I don’t recall how many people matched that assumption, but I didn’t. I believed then, I believe now, that if I had been born with a woman’s body, I’d be a cisgender woman. I can’t be sure, of course; there are so many other factors involved in gender. But I think it’s more likely than not.
I struggle often with this question: Am I a transgender woman who is trying to find a compromise by presenting as nonbinary, or am I a nonbinary person who is willing to be identified as a woman, but not as a man?
This is a difficult enough question to wrestle with without the complications that Autism raises.
I’ll focus on clothing.
I want to wear clothing that’s comfortable and that reinforces how I see myself. I want to wear clothing that doesn’t get me noticed. Those two things are incompatible.
I don’t like to be noticed for being “weird”. I don’t want to stand out from the crowd. This is partly inherent to Autism but, even more so, it comes from trauma of being bullied and ostracized for being weird throughout my childhood and even into my adult years.
So wearing clothes that will get me noticed in a judgmental way, doing anything that will get me noticed in a judgmental way, is a source of anxiety for me.
At the same time, wearing clothes that reinforce the way in which I know my culture sees me is a source of anxiety for me.
The choice is: Which anxiety is less painful? Usually, at least historically, it’s being seen as a man. I’m used to that one.
I don’t know how long I’ve felt uncomfortable being seen as a man; for most of my life, the options I knew about were “Go to great lengths, including major surgery, and still be seen as a freak” and “Just suck it up.” And, as a deeply masked Autist, I didn’t really know enough about myself to explore the options.
And I feel like, without a drive to make myself look like a woman according to the expectations of society, I’m stuck anyway. I won’t be welcome in most women’s spaces; certainly not restrooms.
There’s the Autism again: I’ve spent my life masking, and now I want to spent my remaining years being as unmasked as possible. But I don’t want to have a woman’s body, not so badly that I’m willing to undergo medical steps to get there. So my only reason for doing so is to mask for the comfort of others. Again.
I want to be accepted as a woman, or at least “more woman than man”, but I’m not interested in putting on a mask in order to do so. I want to be me, I want to dress as I see fit for myself, and I don’t want to be judged for it.

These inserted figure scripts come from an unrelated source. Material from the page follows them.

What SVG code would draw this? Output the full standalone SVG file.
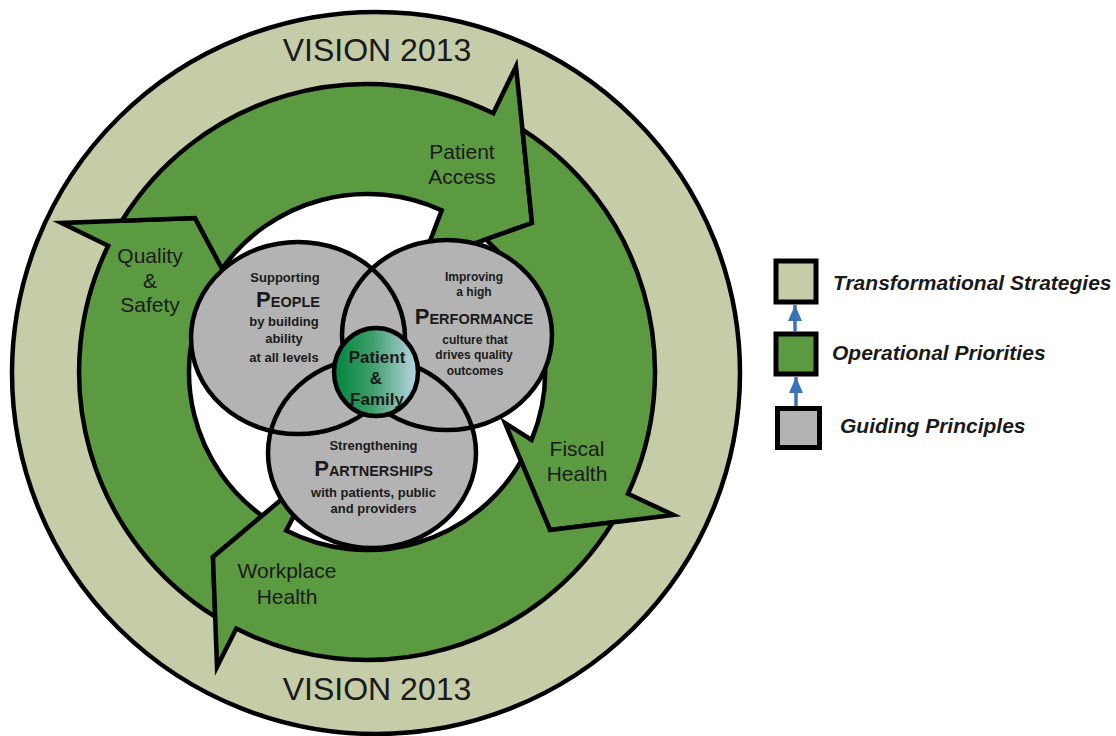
<svg xmlns="http://www.w3.org/2000/svg" width="1116" height="736" viewBox="0 0 1116 736">
  <defs>
    <style>
      .ring { fill: #c5cca8; stroke: #000; stroke-width: 4.5; }
      .band { fill: #5c9a42; stroke: #000; stroke-width: 4.5; stroke-linejoin: miter; stroke-miterlimit: 10; }
      .venn { fill: #b3b3b3; }
      .venn-line { fill: none; stroke: #000; stroke-width: 4.5; }
      .t { font-family: "Liberation Sans", Arial, sans-serif; fill: #1a1a1a; text-anchor: middle; }
      .big { font-size: 32px; }
      .lbl { font-size: 21px; }
      .vb { font-weight: bold; font-size: 13px; }
      .vs { font-weight: bold; font-size: 12px; }
      .cap { font-weight: bold; font-size: 22px; }
      .sc { font-weight: bold; font-size: 14.5px; }
      .pf { font-weight: bold; font-size: 17px; }
      .key { font-family: "Liberation Sans", Arial, sans-serif; font-size: 21px; font-weight: bold; font-style: italic; fill: #1a1a1a; }
      .box { stroke: #000; stroke-width: 5; }
      .up { stroke: #3b73b8; stroke-width: 3.5; fill: none; }
    </style>
    <linearGradient id="pf-grad" x1="0" y1="0" x2="1" y2="0">
      <stop offset="0" stop-color="#00853c"/>
      <stop offset="0.45" stop-color="#3d9e6a"/>
      <stop offset="1" stop-color="#bcd6e6"/>
    </linearGradient>
    <marker id="up-head" viewBox="0 0 16 14" refX="16" refY="7" markerWidth="16" markerHeight="14" markerUnits="userSpaceOnUse" orient="auto">
      <path d="M0,0 L16,7 L0,14 Z" fill="#3b73b8"/>
    </marker>
  </defs>

  <rect width="1116" height="736" fill="#fff"/>

  <!-- outer strategy ring, with its open centre -->
  <g id="vision-ring">
    <ellipse class="ring" cx="376" cy="373" rx="364" ry="361"/>
    <circle cx="367" cy="372" r="178" fill="#fff"/>
    <text class="t big" x="377" y="61">VISION 2013</text>
    <text class="t big" x="377" y="700">VISION 2013</text>
  </g>

  <!-- cycle of operational priorities (curved arrows) -->
  <g id="connectors">
    <g id="arrow-quality">
      <path class="band" d="M215.2,616.7 A288,288 0 0 1 108.2,245.8 L61.4,223 L195,218 L245.7,312.8 L207,294 A178,178 0 0 0 262.1,515.8 L213,557 Z"/>
      <text class="t lbl" x="150" y="263">Quality</text>
      <text class="t lbl" x="150" y="288">&amp;</text>
      <text class="t lbl" x="150" y="312">Safety</text>
    </g>
    <g id="arrow-access">
      <path class="band" d="M121.9,220.7 A288,288 0 0 1 493.3,113.2 L516,66.4 L532,223 L422,262 L441.7,210.4 A178,178 0 0 0 222.1,268.7 L195,218 Z"/>
      <text class="t lbl" x="462" y="159">Patient</text>
      <text class="t lbl" x="462" y="184">Access</text>
    </g>
    <g id="arrow-fiscal">
      <path class="band" d="M522.5,129.6 A288,288 0 0 1 628,493.7 L673.3,514.9 L550,530 L505,423 L531.6,439.8 A178,178 0 0 0 485.7,239.4 L532,223 Z"/>
      <text class="t lbl" x="577" y="456">Fiscal</text>
      <text class="t lbl" x="577" y="481">Health</text>
    </g>
    <g id="arrow-workplace">
      <path class="band" d="M612.7,522.3 A288,288 0 0 1 236.3,628.6 L217,667 L213,557 L318.3,468.5 L286.2,530.6 A178,178 0 0 0 521.1,461.2 L550,530 Z"/>
      <text class="t lbl" x="287" y="578">Workplace</text>
      <text class="t lbl" x="287" y="604">Health</text>
    </g>
  </g>

  <!-- guiding principles (Venn) -->
  <g id="people">
    <ellipse class="venn" cx="298" cy="338" rx="107" ry="96"/>
    <text class="t vb" x="285" y="282">Supporting</text>
    <text class="t" x="288" y="307"><tspan class="cap">P</tspan><tspan class="sc">EOPLE</tspan></text>
    <text class="t vb" x="284" y="326">by building</text>
    <text class="t vb" x="284" y="343">ability</text>
    <text class="t vb" x="284" y="362">at all levels</text>
  </g>
  <g id="performance">
    <ellipse class="venn" cx="447" cy="335" rx="105" ry="95"/>
    <text class="t vs" x="474" y="281">Improving</text>
    <text class="t vs" x="474" y="296">a high</text>
    <text class="t" x="474" y="324"><tspan class="cap">P</tspan><tspan class="sc">ERFORMANCE</tspan></text>
    <text class="t vs" x="475" y="344">culture that</text>
    <text class="t vs" x="474" y="359">drives quality</text>
    <text class="t vs" x="475" y="375">outcomes</text>
  </g>
  <g id="partnerships">
    <ellipse class="venn" cx="372" cy="453" rx="104" ry="95"/>
    <text class="t vb" x="373.5" y="450">Strengthening</text>
    <text class="t" x="373.5" y="476"><tspan class="cap">P</tspan><tspan class="sc">ARTNERSHIPS</tspan></text>
    <text class="t vb" x="373.5" y="497">with patients, public</text>
    <text class="t vb" x="373.5" y="513">and providers</text>
  </g>
  <g id="venn-outlines">
    <ellipse class="venn-line" cx="298" cy="338" rx="107" ry="96"/>
    <ellipse class="venn-line" cx="447" cy="335" rx="105" ry="95"/>
    <ellipse class="venn-line" cx="372" cy="453" rx="104" ry="95"/>
  </g>
  <g id="patient-family">
    <ellipse cx="376" cy="372" rx="42" ry="44" fill="url(#pf-grad)" stroke="#000" stroke-width="4.5"/>
    <text class="t pf" x="377" y="363">Patient</text>
    <text class="t pf" x="376" y="384">&amp;</text>
    <text class="t pf" x="377" y="405">Family</text>
  </g>

  <!-- legend -->
  <g id="legend">
    <g id="key-strategies">
      <rect class="box" x="776" y="261" width="40" height="41" fill="#c5cca8"/>
      <text class="key" x="833" y="290">Transformational Strategies</text>
    </g>
    <g id="key-priorities">
      <rect class="box" x="776" y="334" width="40" height="40" fill="#5c9a42"/>
      <text class="key" x="832" y="360">Operational Priorities</text>
    </g>
    <g id="key-principles">
      <rect class="box" x="777.5" y="408.5" width="42" height="39" fill="#b3b3b3"/>
      <text class="key" x="840" y="433">Guiding Principles</text>
    </g>
    <g id="key-links">
      <line class="up" x1="795" y1="332" x2="795" y2="305" marker-end="url(#up-head)"/>
      <line class="up" x1="796" y1="406" x2="796" y2="377" marker-end="url(#up-head)"/>
    </g>
  </g>
</svg>
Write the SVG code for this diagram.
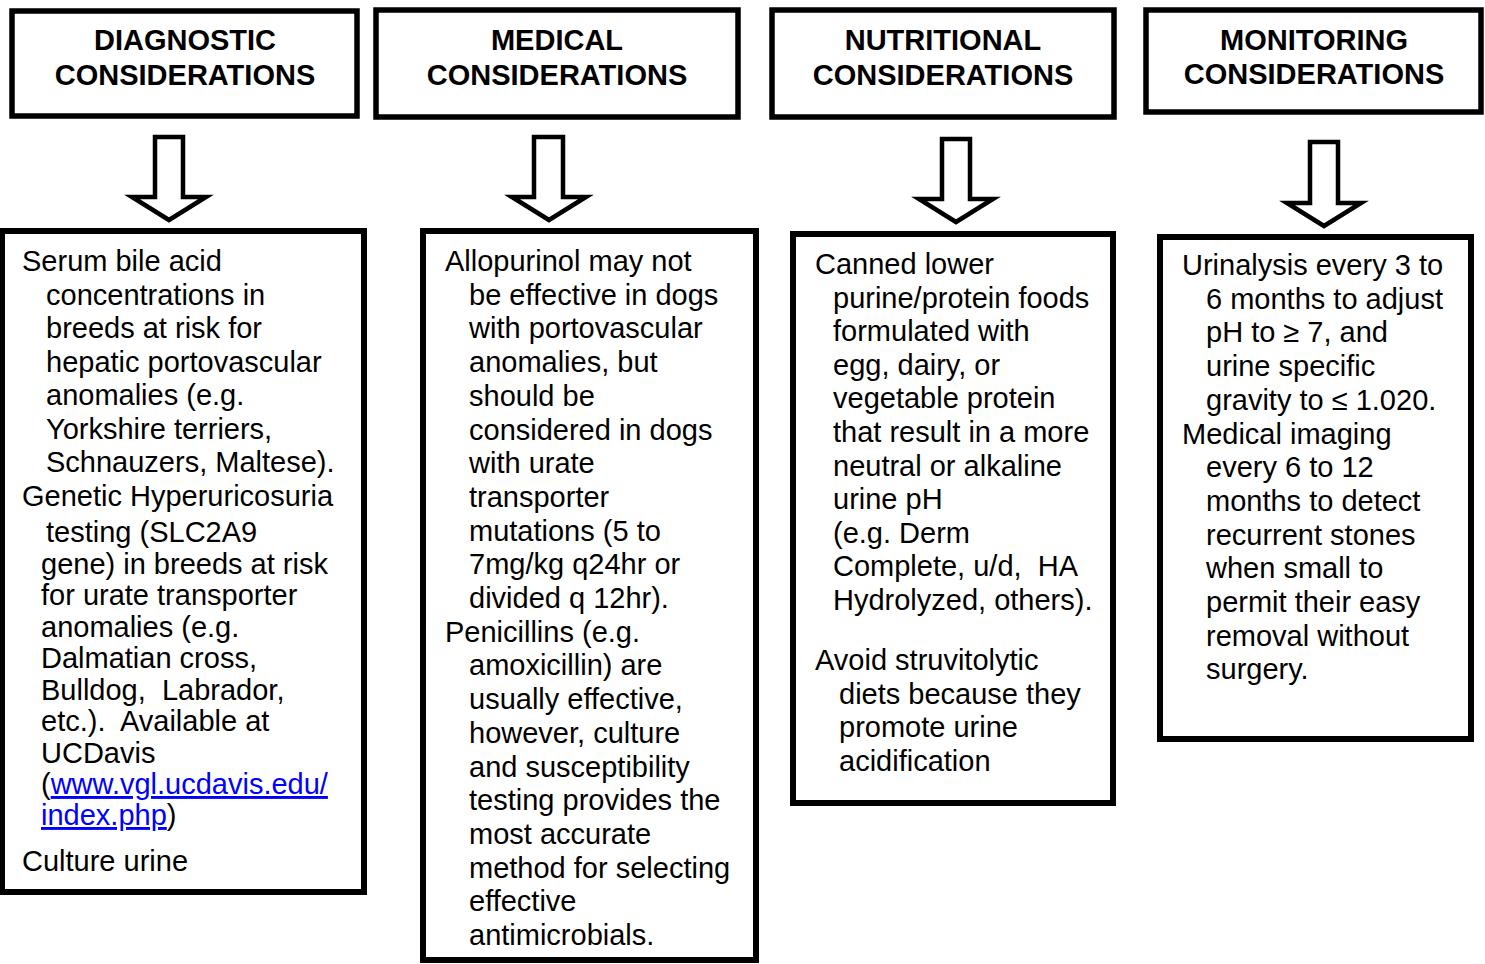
<svg xmlns="http://www.w3.org/2000/svg" width="1485" height="964" viewBox="0 0 1485 964">
<style>
.box{fill:#fff;stroke:#000;stroke-width:5.5}
.body{fill:#fff;stroke:#000;stroke-width:6}
.arrow{fill:#fff;stroke:#000;stroke-width:4.5;stroke-linejoin:miter}
.h{font-family:"Liberation Sans",Arial,sans-serif;font-size:29px;font-weight:bold;fill:#000;text-anchor:middle}
.t{font-family:"Liberation Sans",Arial,sans-serif;font-size:29px;fill:#000;white-space:pre}
.link{fill:#0000ff;text-decoration:underline}
</style>
<rect width="1485" height="964" fill="#fff"/>
<g id="header-diagnostic">
<rect class="box" x="12" y="11" width="345" height="105"/>
<text class="h" x="185" y="50">DIAGNOSTIC</text>
<text class="h" x="185" y="85">CONSIDERATIONS</text>
</g>
<g id="header-medical">
<rect class="box" x="376" y="10" width="362" height="107"/>
<text class="h" x="557" y="50">MEDICAL</text>
<text class="h" x="557" y="85">CONSIDERATIONS</text>
</g>
<g id="header-nutritional">
<rect class="box" x="772" y="10" width="342" height="107"/>
<text class="h" x="943" y="50">NUTRITIONAL</text>
<text class="h" x="943" y="85">CONSIDERATIONS</text>
</g>
<g id="header-monitoring">
<rect class="box" x="1146" y="10" width="335" height="102"/>
<text class="h" x="1314" y="50">MONITORING</text>
<text class="h" x="1314" y="84">CONSIDERATIONS</text>
</g>
<g id="connectors">
<polygon class="arrow" points="155,137 183,137 183,197 206,197 169,220 132,197 155,197"/>
<polygon class="arrow" points="534,137 563,137 563,197 586,197 549,220 512,197 534,197"/>
<polygon class="arrow" points="942,139 970,139 970,199 993,199 956,222 919,199 942,199"/>
<polygon class="arrow" points="1310,142 1338,142 1338,203 1361,203 1324,226 1287,203 1310,203"/>
</g>
<g id="body-diagnostic">
<rect class="body" x="2" y="231" width="362" height="661"/>
<text class="t" x="22" y="271">Serum bile acid</text>
<text class="t" x="46" y="304.5">concentrations in</text>
<text class="t" x="46" y="338">breeds at risk for</text>
<text class="t" x="46" y="371.5">hepatic portovascular</text>
<text class="t" x="46" y="405">anomalies (e.g.</text>
<text class="t" x="46" y="438.5">Yorkshire terriers,</text>
<text class="t" x="46" y="472">Schnauzers, Maltese).</text>
<text class="t" x="22" y="506">Genetic Hyperuricosuria</text>
<text class="t" x="46" y="542">testing (SLC2A9</text>
<text class="t" x="41" y="574">gene) in breeds at risk</text>
<text class="t" x="41" y="605">for urate transporter</text>
<text class="t" x="41" y="637">anomalies (e.g.</text>
<text class="t" x="41" y="668">Dalmatian cross,</text>
<text class="t" x="41" y="700">Bulldog,  Labrador,</text>
<text class="t" x="41" y="731">etc.).  Available at</text>
<text class="t" x="41" y="763">UCDavis</text>
<text class="t" x="41" y="794">(<tspan class="link">www.vgl.ucdavis.edu/</tspan></text>
<text class="t" x="41" y="825"><tspan class="link">index.php</tspan>)</text>
<text class="t" x="22" y="871">Culture urine</text>
</g>
<g id="body-medical">
<rect class="body" x="423" y="231" width="333" height="729"/>
<text class="t" x="445" y="271">Allopurinol may not</text>
<text class="t" x="469" y="304.7">be effective in dogs</text>
<text class="t" x="469" y="338.4">with portovascular</text>
<text class="t" x="469" y="372.1">anomalies, but</text>
<text class="t" x="469" y="405.8">should be</text>
<text class="t" x="469" y="439.5">considered in dogs</text>
<text class="t" x="469" y="473.2">with urate</text>
<text class="t" x="469" y="506.9">transporter</text>
<text class="t" x="469" y="540.6">mutations (5 to</text>
<text class="t" x="469" y="574.3">7mg/kg q24hr or</text>
<text class="t" x="469" y="608">divided q 12hr).</text>
<text class="t" x="445" y="641.7">Penicillins (e.g.</text>
<text class="t" x="469" y="675.4">amoxicillin) are</text>
<text class="t" x="469" y="709.1">usually effective,</text>
<text class="t" x="469" y="742.8">however, culture</text>
<text class="t" x="469" y="776.5">and susceptibility</text>
<text class="t" x="469" y="810.2">testing provides the</text>
<text class="t" x="469" y="843.9">most accurate</text>
<text class="t" x="469" y="877.6">method for selecting</text>
<text class="t" x="469" y="911.3">effective</text>
<text class="t" x="469" y="945">antimicrobials.</text>
</g>
<g id="body-nutritional">
<rect class="body" x="793" y="234" width="320" height="569"/>
<text class="t" x="815" y="274">Canned lower</text>
<text class="t" x="833" y="307.6">purine/protein foods</text>
<text class="t" x="833" y="341.2">formulated with</text>
<text class="t" x="833" y="374.8">egg, dairy, or</text>
<text class="t" x="833" y="408.4">vegetable protein</text>
<text class="t" x="833" y="442">that result in a more</text>
<text class="t" x="833" y="475.6">neutral or alkaline</text>
<text class="t" x="833" y="509.2">urine pH</text>
<text class="t" x="833" y="542.8">(e.g. Derm</text>
<text class="t" x="833" y="576.4">Complete, u/d,  HA</text>
<text class="t" x="833" y="610">Hydrolyzed, others).</text>
<text class="t" x="815" y="670">Avoid struvitolytic</text>
<text class="t" x="839" y="703.6">diets because they</text>
<text class="t" x="839" y="737.2">promote urine</text>
<text class="t" x="839" y="770.8">acidification</text>
</g>
<g id="body-monitoring">
<rect class="body" x="1160" y="237" width="311" height="502"/>
<text class="t" x="1182" y="275">Urinalysis every 3 to</text>
<text class="t" x="1206" y="308.7">6 months to adjust</text>
<text class="t" x="1206" y="342.4">pH to ≥ 7, and</text>
<text class="t" x="1206" y="376.1">urine specific</text>
<text class="t" x="1206" y="409.8">gravity to ≤ 1.020.</text>
<text class="t" x="1182" y="443.5">Medical imaging</text>
<text class="t" x="1206" y="477.2">every 6 to 12</text>
<text class="t" x="1206" y="510.9">months to detect</text>
<text class="t" x="1206" y="544.6">recurrent stones</text>
<text class="t" x="1206" y="578.3">when small to</text>
<text class="t" x="1206" y="612">permit their easy</text>
<text class="t" x="1206" y="645.7">removal without</text>
<text class="t" x="1206" y="679.4">surgery.</text>
</g>
</svg>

But… that’s not happening. So I’m left with multiple frustrating choices.
I’ve tried to live within a compromise: Don’t push on being accepted as a woman, but push on not being forced to be a man. This seems to me to be a reasonable compromise, and yet, I’m still judged for it, and judged uncomfortably for it. Some people judge me more for it than for just being a woman.
Abrupt end for now. More later, I’m sure.